Regarding Iowa Law: In one respect, it's ironic that its faculty members are overwhelmingly liberal and, by inference, Obama fans. Because in the miserable economy that Obama owns, less-than-top-tier law schools like Iowa's don't cut it anymore. To be sure, I know one grad of Iowa Law, a former next-door neighbor and occasional boyhood chum, who became a successful corporate lawyer and partner in a prestigious firm. Today he's a judge in Iowa. And a high school classmate from Illinois who graduated from Iowa Law is now a partner in a top Chicago firm. Lucky for them, they graduated from Iowa Law in the 1980s - during the go-go economy of President Ronald Reagan.

Unfortunately, the days are gone when nearly all top and grads of Iowa Law reached such stellar heights. And disgruntled recent grads are, increasingly, finding that out the hard way. That's reflected in a blog called "third tier reality." It warns potential Iowa Law students to stay away - unless somebody else pays for their exorbitant tuition and, most importantly, that they have a job lined up through the help of friends or family connections. Or maybe, I might add, if they know Obama.

Ironic, isn't it? Iowa's law faculty and the political and economic ideology they embrace (and political leaders they support) may be the cause of their own irrelevance.


Full disclosure: Back in my younger and more vulnerable college days, when I was a Democratic, I took a class in "international law" at the University of Iowa College of Law. Despite my political immaturity and open-mindedness, I was nevertheless troubled by my professor's high-minded talk about how a U.N.-like body would ensure world peace and social justice - even though thug states would, in the professor's vision, have as much say as Western democracies in that body. Raising my concerns, the white-haired prof, Burns H. Weston, seemed peeved and snapped: "So what? What's your point?" And then there were Prof. Weston's idiotic discussions about terrorism, the implication being that one man's terrorist was another man's freedom fighter; that if we were a victim of terrorism, it must be because of something that we did to them.

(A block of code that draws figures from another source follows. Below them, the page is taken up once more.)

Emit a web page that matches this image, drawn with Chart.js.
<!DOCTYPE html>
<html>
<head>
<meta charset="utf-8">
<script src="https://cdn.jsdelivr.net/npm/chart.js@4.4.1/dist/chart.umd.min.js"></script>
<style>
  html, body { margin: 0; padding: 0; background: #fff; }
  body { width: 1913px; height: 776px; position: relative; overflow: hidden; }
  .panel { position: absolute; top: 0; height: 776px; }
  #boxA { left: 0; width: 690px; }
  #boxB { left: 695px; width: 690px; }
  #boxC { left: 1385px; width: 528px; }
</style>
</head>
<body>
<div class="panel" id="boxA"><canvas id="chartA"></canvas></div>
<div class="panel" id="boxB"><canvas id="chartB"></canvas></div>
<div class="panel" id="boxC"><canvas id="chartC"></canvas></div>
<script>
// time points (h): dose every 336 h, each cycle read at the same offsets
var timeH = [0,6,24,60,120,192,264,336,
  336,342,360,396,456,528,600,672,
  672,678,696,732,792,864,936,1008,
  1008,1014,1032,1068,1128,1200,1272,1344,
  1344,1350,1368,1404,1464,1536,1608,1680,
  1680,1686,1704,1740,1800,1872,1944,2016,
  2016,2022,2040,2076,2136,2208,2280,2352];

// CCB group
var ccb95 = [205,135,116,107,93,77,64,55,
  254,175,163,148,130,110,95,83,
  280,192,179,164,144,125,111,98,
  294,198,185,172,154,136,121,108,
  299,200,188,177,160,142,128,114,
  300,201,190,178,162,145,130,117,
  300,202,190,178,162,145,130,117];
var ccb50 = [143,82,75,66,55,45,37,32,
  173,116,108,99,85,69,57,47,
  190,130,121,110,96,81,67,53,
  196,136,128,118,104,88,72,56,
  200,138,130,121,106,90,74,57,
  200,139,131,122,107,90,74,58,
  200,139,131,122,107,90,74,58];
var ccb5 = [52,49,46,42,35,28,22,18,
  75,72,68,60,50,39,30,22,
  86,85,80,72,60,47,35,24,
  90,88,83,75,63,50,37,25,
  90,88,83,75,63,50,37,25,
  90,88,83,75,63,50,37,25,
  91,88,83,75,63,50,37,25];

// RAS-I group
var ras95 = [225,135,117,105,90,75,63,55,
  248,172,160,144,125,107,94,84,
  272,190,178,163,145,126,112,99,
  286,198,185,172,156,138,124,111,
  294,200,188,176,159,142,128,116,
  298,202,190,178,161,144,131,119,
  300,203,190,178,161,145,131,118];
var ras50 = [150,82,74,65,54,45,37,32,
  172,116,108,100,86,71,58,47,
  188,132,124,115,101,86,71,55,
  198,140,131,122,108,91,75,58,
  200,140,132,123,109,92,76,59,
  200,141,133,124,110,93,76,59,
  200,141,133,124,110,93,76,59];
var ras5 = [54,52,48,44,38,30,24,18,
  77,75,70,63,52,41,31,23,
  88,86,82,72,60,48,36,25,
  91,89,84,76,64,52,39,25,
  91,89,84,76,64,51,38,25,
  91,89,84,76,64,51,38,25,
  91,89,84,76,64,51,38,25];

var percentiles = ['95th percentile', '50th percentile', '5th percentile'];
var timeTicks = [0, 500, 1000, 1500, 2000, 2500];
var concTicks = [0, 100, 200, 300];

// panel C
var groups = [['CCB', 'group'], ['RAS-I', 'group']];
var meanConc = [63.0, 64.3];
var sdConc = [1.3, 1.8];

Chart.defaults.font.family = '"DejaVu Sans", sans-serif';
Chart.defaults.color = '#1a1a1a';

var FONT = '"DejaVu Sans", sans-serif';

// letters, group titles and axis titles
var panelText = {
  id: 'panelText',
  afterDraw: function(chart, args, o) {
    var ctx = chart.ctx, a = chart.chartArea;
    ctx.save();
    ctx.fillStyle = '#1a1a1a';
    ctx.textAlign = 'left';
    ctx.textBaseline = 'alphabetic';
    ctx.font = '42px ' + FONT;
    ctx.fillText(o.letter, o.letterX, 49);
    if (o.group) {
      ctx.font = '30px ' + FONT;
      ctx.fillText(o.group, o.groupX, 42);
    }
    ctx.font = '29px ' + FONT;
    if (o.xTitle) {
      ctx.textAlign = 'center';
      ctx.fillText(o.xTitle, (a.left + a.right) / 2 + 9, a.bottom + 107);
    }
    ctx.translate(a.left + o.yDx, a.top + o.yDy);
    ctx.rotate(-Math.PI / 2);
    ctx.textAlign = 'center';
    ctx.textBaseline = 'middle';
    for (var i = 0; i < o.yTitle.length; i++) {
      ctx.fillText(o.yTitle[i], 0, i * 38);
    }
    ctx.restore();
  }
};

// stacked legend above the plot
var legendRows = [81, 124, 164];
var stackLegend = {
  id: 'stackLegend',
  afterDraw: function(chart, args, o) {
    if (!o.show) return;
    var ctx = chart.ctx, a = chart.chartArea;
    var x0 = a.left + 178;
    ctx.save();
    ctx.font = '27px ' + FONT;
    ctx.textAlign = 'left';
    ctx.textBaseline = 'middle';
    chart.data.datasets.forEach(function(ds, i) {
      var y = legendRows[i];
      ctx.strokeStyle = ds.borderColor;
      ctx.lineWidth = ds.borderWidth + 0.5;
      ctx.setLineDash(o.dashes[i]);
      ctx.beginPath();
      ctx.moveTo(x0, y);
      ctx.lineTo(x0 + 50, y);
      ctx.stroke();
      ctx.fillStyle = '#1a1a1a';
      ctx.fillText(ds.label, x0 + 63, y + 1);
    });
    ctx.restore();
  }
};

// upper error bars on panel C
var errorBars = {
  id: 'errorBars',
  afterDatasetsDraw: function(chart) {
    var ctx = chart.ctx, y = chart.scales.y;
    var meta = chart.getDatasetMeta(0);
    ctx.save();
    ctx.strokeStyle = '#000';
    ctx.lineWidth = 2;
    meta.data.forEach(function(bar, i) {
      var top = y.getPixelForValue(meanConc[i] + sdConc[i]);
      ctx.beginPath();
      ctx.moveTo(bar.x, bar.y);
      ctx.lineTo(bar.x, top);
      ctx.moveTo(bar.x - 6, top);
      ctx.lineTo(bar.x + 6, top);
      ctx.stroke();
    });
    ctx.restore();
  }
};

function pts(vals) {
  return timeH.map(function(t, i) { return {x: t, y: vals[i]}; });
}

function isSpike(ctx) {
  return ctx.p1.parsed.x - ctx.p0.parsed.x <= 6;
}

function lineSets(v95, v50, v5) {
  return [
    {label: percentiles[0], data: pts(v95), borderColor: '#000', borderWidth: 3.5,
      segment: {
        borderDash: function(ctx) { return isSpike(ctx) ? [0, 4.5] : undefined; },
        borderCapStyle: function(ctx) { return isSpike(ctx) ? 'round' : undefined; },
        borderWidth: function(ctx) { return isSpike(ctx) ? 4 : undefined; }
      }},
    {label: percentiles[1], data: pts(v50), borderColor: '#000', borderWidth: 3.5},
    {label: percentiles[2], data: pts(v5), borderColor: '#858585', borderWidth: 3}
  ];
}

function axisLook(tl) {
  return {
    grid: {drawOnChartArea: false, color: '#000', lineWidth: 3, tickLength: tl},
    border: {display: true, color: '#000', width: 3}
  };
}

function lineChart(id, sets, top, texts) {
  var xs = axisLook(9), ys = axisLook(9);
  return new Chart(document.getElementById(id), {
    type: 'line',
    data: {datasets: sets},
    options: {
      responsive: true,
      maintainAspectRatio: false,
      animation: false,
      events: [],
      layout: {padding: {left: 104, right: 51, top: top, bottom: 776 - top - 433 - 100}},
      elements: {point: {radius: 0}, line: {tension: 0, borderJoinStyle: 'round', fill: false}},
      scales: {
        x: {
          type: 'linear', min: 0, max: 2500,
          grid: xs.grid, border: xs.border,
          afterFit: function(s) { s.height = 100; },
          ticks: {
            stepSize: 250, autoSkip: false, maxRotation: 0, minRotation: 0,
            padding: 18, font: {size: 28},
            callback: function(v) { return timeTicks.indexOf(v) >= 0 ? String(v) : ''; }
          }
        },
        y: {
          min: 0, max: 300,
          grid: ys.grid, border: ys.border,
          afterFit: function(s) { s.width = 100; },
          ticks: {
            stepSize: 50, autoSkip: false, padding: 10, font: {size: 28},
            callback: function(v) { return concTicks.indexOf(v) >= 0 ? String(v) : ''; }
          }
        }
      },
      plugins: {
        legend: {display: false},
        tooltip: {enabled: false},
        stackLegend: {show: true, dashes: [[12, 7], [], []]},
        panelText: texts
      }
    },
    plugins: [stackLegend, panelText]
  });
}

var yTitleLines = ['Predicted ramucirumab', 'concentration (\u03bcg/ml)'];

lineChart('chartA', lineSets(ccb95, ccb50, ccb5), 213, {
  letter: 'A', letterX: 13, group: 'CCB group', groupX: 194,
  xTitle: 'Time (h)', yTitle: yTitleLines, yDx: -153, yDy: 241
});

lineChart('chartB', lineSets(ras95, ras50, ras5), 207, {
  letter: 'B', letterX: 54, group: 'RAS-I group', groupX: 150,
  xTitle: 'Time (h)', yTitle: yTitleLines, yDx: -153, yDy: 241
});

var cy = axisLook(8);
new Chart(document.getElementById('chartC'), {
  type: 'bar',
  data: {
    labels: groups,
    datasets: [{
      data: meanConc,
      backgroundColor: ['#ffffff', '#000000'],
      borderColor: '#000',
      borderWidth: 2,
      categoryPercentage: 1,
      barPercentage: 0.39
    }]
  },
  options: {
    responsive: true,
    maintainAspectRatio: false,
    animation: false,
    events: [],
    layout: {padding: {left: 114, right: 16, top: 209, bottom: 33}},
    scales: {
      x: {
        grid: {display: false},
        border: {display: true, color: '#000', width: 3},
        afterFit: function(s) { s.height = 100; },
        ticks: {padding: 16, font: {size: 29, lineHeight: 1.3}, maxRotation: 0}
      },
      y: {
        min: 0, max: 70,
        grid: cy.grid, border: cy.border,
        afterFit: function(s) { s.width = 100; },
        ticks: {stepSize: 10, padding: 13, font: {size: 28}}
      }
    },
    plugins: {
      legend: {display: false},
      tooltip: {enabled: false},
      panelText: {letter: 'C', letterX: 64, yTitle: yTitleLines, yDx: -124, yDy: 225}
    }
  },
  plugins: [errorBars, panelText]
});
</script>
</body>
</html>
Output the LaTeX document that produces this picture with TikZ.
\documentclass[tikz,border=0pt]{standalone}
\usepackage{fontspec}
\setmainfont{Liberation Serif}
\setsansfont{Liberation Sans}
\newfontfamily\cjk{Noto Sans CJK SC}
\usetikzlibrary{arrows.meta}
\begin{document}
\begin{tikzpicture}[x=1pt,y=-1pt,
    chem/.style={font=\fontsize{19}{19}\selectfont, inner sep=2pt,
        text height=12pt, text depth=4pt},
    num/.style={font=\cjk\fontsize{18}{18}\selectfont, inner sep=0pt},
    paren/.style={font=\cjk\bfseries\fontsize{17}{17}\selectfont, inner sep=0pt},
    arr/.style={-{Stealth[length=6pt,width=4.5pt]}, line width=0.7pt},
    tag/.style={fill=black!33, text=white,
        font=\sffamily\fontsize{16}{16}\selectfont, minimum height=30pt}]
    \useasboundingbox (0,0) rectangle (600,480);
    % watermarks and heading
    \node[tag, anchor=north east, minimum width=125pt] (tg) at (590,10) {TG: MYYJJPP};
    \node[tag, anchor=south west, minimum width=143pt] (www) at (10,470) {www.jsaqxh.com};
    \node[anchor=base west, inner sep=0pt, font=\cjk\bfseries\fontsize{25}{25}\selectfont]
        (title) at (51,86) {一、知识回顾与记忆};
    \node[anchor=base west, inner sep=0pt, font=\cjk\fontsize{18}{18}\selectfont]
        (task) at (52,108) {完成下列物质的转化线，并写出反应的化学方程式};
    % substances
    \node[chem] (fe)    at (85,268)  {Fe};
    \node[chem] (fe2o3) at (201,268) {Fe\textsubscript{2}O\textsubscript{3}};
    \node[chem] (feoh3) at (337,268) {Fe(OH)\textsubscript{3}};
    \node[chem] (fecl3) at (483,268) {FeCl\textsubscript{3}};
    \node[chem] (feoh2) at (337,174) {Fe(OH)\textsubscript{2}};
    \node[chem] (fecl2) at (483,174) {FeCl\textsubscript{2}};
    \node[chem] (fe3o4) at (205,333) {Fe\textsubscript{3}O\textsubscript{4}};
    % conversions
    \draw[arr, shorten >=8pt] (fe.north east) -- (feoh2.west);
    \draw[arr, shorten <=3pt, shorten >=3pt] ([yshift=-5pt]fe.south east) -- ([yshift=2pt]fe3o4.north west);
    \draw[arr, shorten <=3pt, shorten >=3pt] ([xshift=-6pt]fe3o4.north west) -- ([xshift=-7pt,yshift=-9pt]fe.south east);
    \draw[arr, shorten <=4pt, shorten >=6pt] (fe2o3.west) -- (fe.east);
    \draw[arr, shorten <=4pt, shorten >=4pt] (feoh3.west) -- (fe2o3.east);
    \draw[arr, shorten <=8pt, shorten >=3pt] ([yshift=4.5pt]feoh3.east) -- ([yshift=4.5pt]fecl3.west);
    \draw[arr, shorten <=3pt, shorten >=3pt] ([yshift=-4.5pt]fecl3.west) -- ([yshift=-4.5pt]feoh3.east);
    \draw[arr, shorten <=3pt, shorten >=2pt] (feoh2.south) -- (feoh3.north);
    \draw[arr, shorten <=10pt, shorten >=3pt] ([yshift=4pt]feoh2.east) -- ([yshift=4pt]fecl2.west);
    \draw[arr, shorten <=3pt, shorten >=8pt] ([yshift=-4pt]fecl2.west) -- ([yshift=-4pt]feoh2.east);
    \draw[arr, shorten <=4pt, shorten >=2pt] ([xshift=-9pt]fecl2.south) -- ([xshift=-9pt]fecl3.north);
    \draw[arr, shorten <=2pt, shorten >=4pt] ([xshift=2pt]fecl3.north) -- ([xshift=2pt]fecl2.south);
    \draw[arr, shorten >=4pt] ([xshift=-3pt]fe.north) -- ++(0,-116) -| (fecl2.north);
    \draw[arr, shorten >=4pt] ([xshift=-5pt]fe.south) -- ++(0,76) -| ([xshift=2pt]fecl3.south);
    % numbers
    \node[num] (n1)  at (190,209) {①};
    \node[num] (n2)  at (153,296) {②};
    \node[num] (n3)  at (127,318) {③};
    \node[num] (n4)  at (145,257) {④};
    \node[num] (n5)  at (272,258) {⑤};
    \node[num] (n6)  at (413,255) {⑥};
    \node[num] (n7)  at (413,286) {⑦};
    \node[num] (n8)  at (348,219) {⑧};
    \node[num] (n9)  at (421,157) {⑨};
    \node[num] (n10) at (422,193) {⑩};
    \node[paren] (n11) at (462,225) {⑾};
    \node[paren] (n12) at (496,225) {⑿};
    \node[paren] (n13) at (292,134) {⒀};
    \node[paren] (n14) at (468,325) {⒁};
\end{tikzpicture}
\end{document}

Nor did I ever quite understand that lecture about the "sources" of international law. According to him, they included the scholarly writings of law professors, including himself. "Can I make international law?" he asked with a big smile and twinkling eyes - and of course the answer was supposed to be "yes."

Not long ago, I learned that this left-wing blowhard -- the son of an official in FDR's administration -- was a 9/11 "truther" whose members believe that the Bush administration had some complicity in 9/11 and its "cover-up." It was all a pretext to go to war.

Well, I'm really not surprised given the ideological indoctrination that took place that class, which included no diversity of ideas that might have been taught by allowing a visiting speaker into the class -- one like, say, John Bolton, the former U.S. Ambassador to the U.N. under George W. Bush.

Hey, Iowa Law, can I get my tuition back for that course?"